As soon as a company is informed of a sexual harassment problem, a company official should intervene in some way, according to interviews with experts.

These experts recommended that the intervention include extensive interviews with the person bringing the charge and with the person who is being accused of misconduct. They also recommended that the company ask the victim how she or he would like the problem resolved. In some cases, the victim may want a transfer; in other cases, just an assurance that the behavior will stop.

In addition, many experts suggest a hot line or ombudsman or some other avenue where victims can get confidential advice on how to handle a situation.
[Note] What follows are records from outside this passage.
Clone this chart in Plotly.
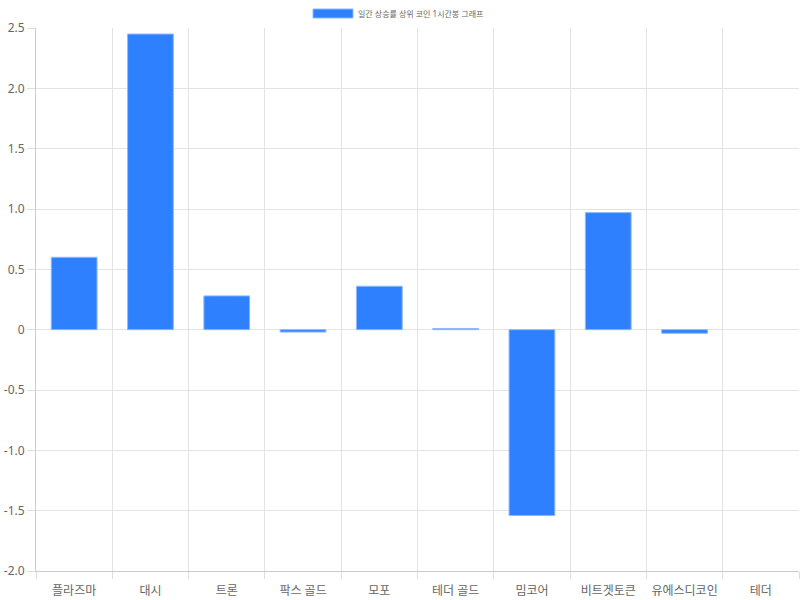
import plotly.graph_objects as go

coins = ["플라즈마", "대시", "트론", "팍스 골드", "모포", "테더 골드", "밈코어", "비트겟토큰", "유에스디코인", "테더"]
change = [0.60, 2.45, 0.28, -0.02, 0.36, 0.01, -1.54, 0.97, -0.03, 0.0]
series_name = "일간 상승률 상위 코인 1시간봉 그래프"
y_ticks = [2.5, 2.0, 1.5, 1.0, 0.5, 0, -0.5, -1.0, -1.5, -2.0]
y_labels = ["2.5", "2.0", "1.5", "1.0", "0.5", "0", "-0.5", "-1.0", "-1.5", "-2.0"]

BLUE = "#2F80FF"
EDGE = "#8DB9FF"
FONT = "Noto Sans, Noto Sans CJK KR, sans-serif"

fig = go.Figure(
    go.Bar(
        x=coins,
        y=change,
        name=series_name,
        width=0.6,
        marker=dict(
            color=BLUE,
            # no outline on an empty (zero) bar, like Chart.js
            line=dict(color=EDGE, width=[0 if v == 0 else 1 for v in change]),
        ),
    )
)

fig.update_layout(
    width=800,
    height=600,
    margin=dict(l=36, r=1, t=28, b=29),
    paper_bgcolor="white",
    plot_bgcolor="white",
    font=dict(family=FONT, size=12, color="#666666"),
    showlegend=False,
)

PW, PH = 763, 543
# legend drawn as a wide swatch + label (Chart.js style)
fig.add_shape(type="rect", xref="paper", yref="paper",
              x0=(313 - 36) / PW, x1=(353 - 36) / PW,
              y0=1 + (28 - 18) / PH, y1=1 + (28 - 9) / PH,
              fillcolor=BLUE, line=dict(color=EDGE, width=1))
fig.add_annotation(text=series_name, xref="paper", yref="paper",
                   x=(356 - 36) / PW, y=1 + (28 - 13.5) / PH,
                   xanchor="left", yanchor="middle", showarrow=False,
                   font=dict(size=8, color="#666666"))

fig.update_xaxes(
    automargin=False,
    tickson="boundaries",
    ticks="outside",
    ticklen=7,
    tickcolor="#dddddd",
    ticklabelstandoff=9,
    showgrid=True,
    gridcolor="#e3e3e3",
    showline=True,
    linecolor="#cccccc",
    tickfont=dict(size=12, color="#666666"),
)
fig.update_yaxes(
    automargin=False,
    range=[-2.0, 2.5],
    tickvals=y_ticks,
    ticktext=y_labels,
    ticks="outside",
    ticklen=8,
    tickcolor="#dddddd",
    showgrid=True,
    gridcolor="#e3e3e3",
    zeroline=False,
    showline=True,
    linecolor="#cccccc",
    tickfont=dict(size=12, color="#666666"),
)

# drop the browser's default 8px body margin so the chart sits at 0,0
fig.write_html(
    "out.html",
    config={"displayModeBar": False},
    post_script="document.body.style.margin='0';",
)
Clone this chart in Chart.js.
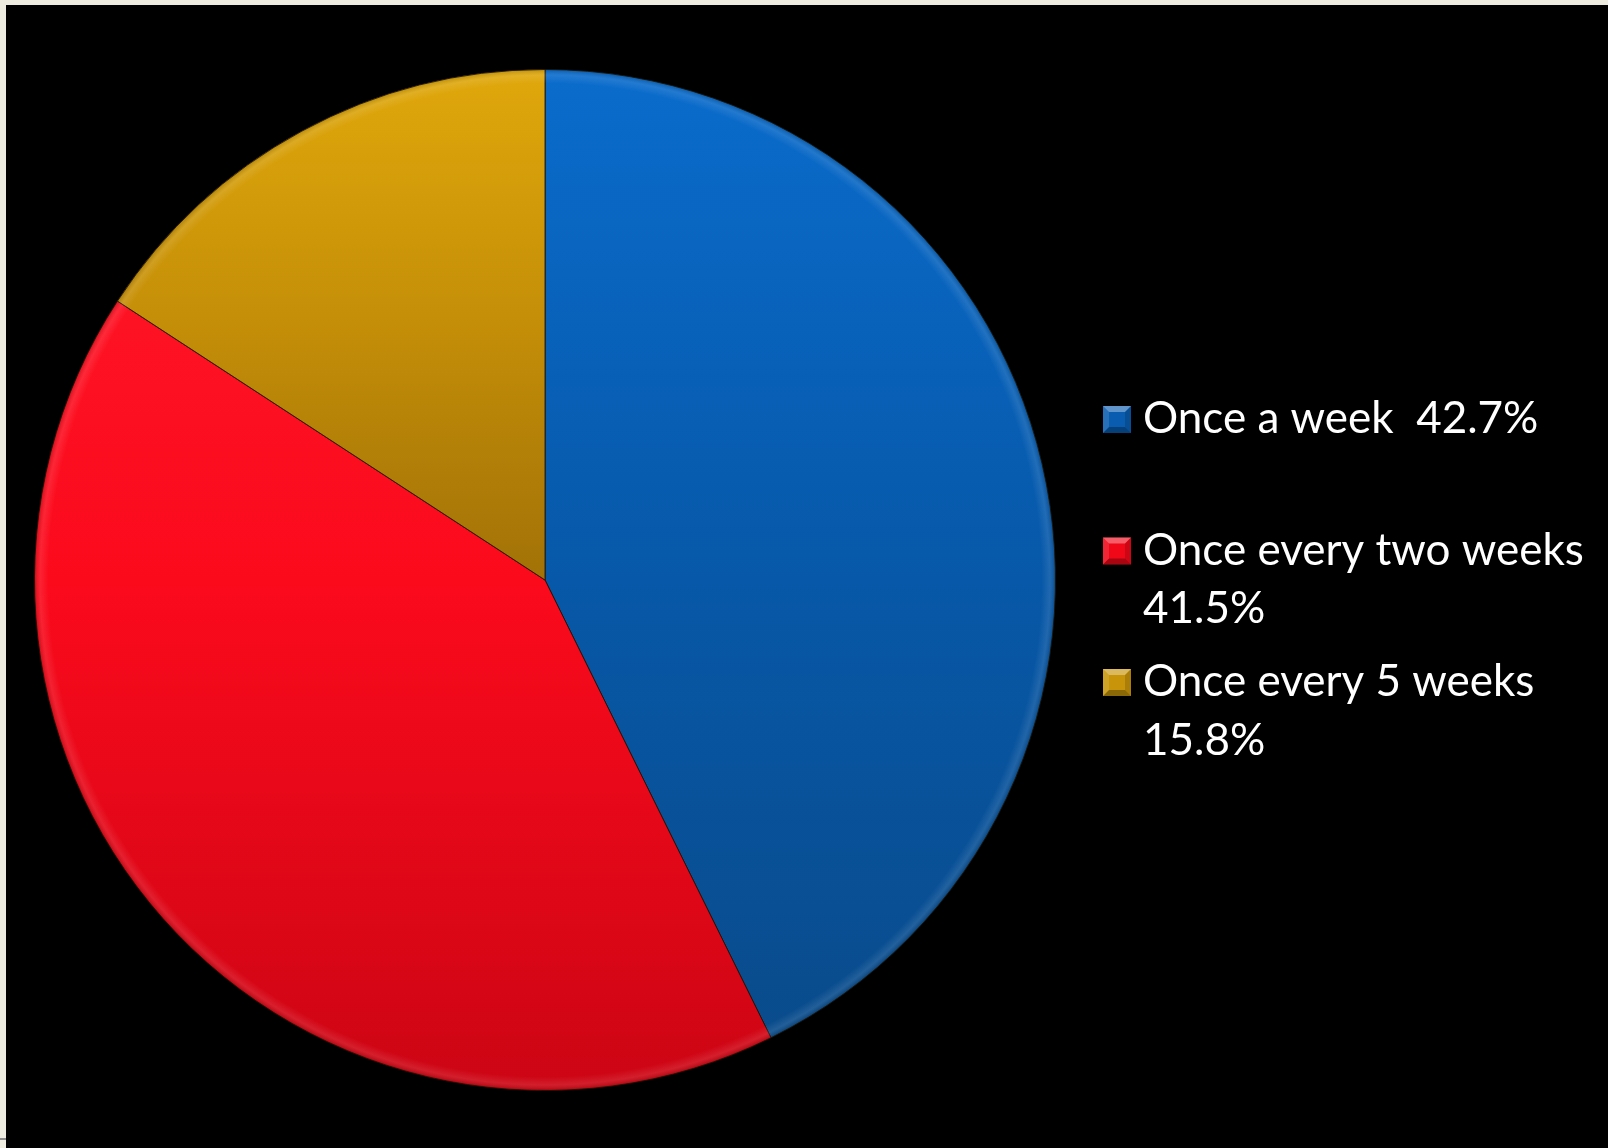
<!DOCTYPE html>
<html>
<head>
<meta charset="utf-8">
<title>Frequency</title>
<script src="https://cdn.jsdelivr.net/npm/chart.js@4.4.0/dist/chart.umd.min.js"></script>
<style>
    html, body { margin: 0; padding: 0; background: #eeebe0; overflow: hidden; }
    #frame { position: absolute; left: 6px; top: 5px; width: 1602px; height: 1143px; background: #000; }
    #tick { position: absolute; left: 0; top: 1138px; width: 6px; height: 2px; background: #8a8a8a; }
</style>
</head>
<body>
<div id="tick"></div>
<div id="frame"><canvas id="pieChart" width="1602" height="1143"></canvas></div>
<script>
const labels = ['Once a week', 'Once every two weeks', 'Once every 5 weeks'];
const shares = [42.7, 41.5, 15.8];

// vertical shading for each slice, top of the pie to the bottom
const sliceStops = [
    [[0, '#0a6ccc'], [0.5, '#0758a8'], [1, '#0a4a88']],
    [[0, '#ff1a2a'], [0.5, '#fb0a1c'], [1, '#cc0514']],
    [[0, '#e0a80b'], [0.25, '#c48e08'], [0.5, '#a27207'], [1, '#8a6006']]
];
const boxColors = ['#0a5cb0', '#f00818', '#c8950a'];

function sliceFill(context) {
    const chart = context.chart;
    const area = chart.chartArea;
    if (!area) return boxColors[context.dataIndex];
    const g = chart.ctx.createLinearGradient(0, area.top, 0, area.bottom);
    sliceStops[context.dataIndex].forEach(s => g.addColorStop(s[0], s[1]));
    return g;
}

// light rim round the outside of the pie
const rimLight = {
    id: 'rimLight',
    afterDatasetsDraw(chart) {
        const arc = chart.getDatasetMeta(0).data[0];
        if (!arc) return;
        const ctx = chart.ctx;
        const r = arc.outerRadius;
        ctx.save();
        ctx.beginPath();
        ctx.arc(arc.x, arc.y, r, 0, Math.PI * 2);
        ctx.clip();
        const g = ctx.createRadialGradient(arc.x, arc.y, r - 14, arc.x, arc.y, r);
        g.addColorStop(0, 'rgba(255,255,255,0)');
        g.addColorStop(0.6, 'rgba(255,255,255,0.10)');
        g.addColorStop(1, 'rgba(0,0,0,0.15)');
        ctx.fillStyle = g;
        ctx.fillRect(arc.x - r, arc.y - r, r * 2, r * 2);
        ctx.restore();
    }
};

function wrapText(ctx, text, maxWidth) {
    const words = text.split(' ');
    const lines = [];
    let line = '';
    words.forEach((w, i) => {
        const test = i === 0 ? w : line + ' ' + w;
        if (line.trim() && ctx.measureText(test).width > maxWidth) {
            lines.push(line.trim());
            line = w;
        } else {
            line = test;
        }
    });
    lines.push(line.trim());
    return lines;
}

function drawBox(ctx, x, y, w, h, color) {
    const d = 6;
    ctx.fillStyle = color;
    ctx.fillRect(x, y, w, h);
    const faces = [
        [[x, y], [x + w, y], [x + w - d, y + d], [x + d, y + d], 'rgba(255,255,255,0.35)'],
        [[x, y + h], [x + w, y + h], [x + w - d, y + h - d], [x + d, y + h - d], 'rgba(0,0,0,0.30)'],
        [[x, y], [x + d, y + d], [x + d, y + h - d], [x, y + h], 'rgba(255,255,255,0.12)'],
        [[x + w, y], [x + w - d, y + d], [x + w - d, y + h - d], [x + w, y + h], 'rgba(0,0,0,0.15)']
    ];
    faces.forEach(f => {
        ctx.beginPath();
        ctx.moveTo(f[0][0], f[0][1]);
        for (let k = 1; k < 4; k++) ctx.lineTo(f[k][0], f[k][1]);
        ctx.closePath();
        ctx.fillStyle = f[4];
        ctx.fill();
    });
}

// legend on the right, each entry with its share, wrapped to the free width
const sideLegend = {
    id: 'sideLegend',
    afterDraw(chart) {
        const ctx = chart.ctx;
        const values = chart.data.datasets[0].data;
        ctx.save();
        ctx.font = '44px Lato';
        ctx.textBaseline = 'alphabetic';
        chart.data.labels.forEach((label, i) => {
            const text = label + '  ' + values[i].toFixed(1) + '%';
            const lines = wrapText(ctx, text, 458);
            const base = 428 + i * 131.5;
            drawBox(ctx, 1097, base - 27, 28, 27, boxColors[i]);
            ctx.fillStyle = '#ffffff';
            lines.forEach((ln, k) => ctx.fillText(ln, 1137, base + k * 58.5));
        });
        ctx.restore();
    }
};

function createPieChart() {
    const ctx = document.getElementById('pieChart').getContext('2d');
    new Chart(ctx, {
        type: 'pie',
        data: {
            labels: labels,
            datasets: [{
                data: shares,
                backgroundColor: sliceFill,
                borderColor: 'rgba(30,20,0,0.85)',
                borderWidth: 1
            }]
        },
        options: {
            responsive: false,
            animation: false,
            layout: {
                padding: { left: 28, right: 552, top: 64, bottom: 57 }
            },
            plugins: {
                legend: { display: false },
                tooltip: { enabled: false }
            }
        },
        plugins: [rimLight, sideLegend]
    });
}

document.fonts.load('44px Lato').then(createPieChart, createPieChart);
</script>
</body>
</html>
A Working Woman magazine survey found that 76 percent of the companies surveyed have written policies banning sexual harassment, and another 16 percent include it in their policies against discrimination. More than half said that fears of lawsuits prompted the company to institute formal procedures for dealing with sexual harassment.

Lawsuits and settlements can be costly. There are also less visible costs. The Working Women survey found that sexual harassment costs an average Fortune 500 company $6.7 million a year in absenteeism, low productivity and employee turnover.

Unfortunately, said experts, the topic of sexual harassment makes many managers uncomfortable, and some try to ignore the problem, hoping it will go away. "Sexual harassment is so delicate to some people, that they can't deal with it," said Linda Krystal Doran, a Seattle-based consultant.

The subtler cases are particularly confusing for executives, especially men, to deal with, according to several experts in the field.

"Generally speaking, men and women perceive the issues differently," said Stephen F. Anderson, a Denver-based consultant on sexual harassment, who said that over the years he has come across many men who have had problems differentiating between friendly behavior and subtle sexual harassment.

Anderson said that in his seminars the men "often complain that we are taking the fun out of the workplace. That it's naturally more sexual with women there. That's how we relieve tension. That's how we've always been."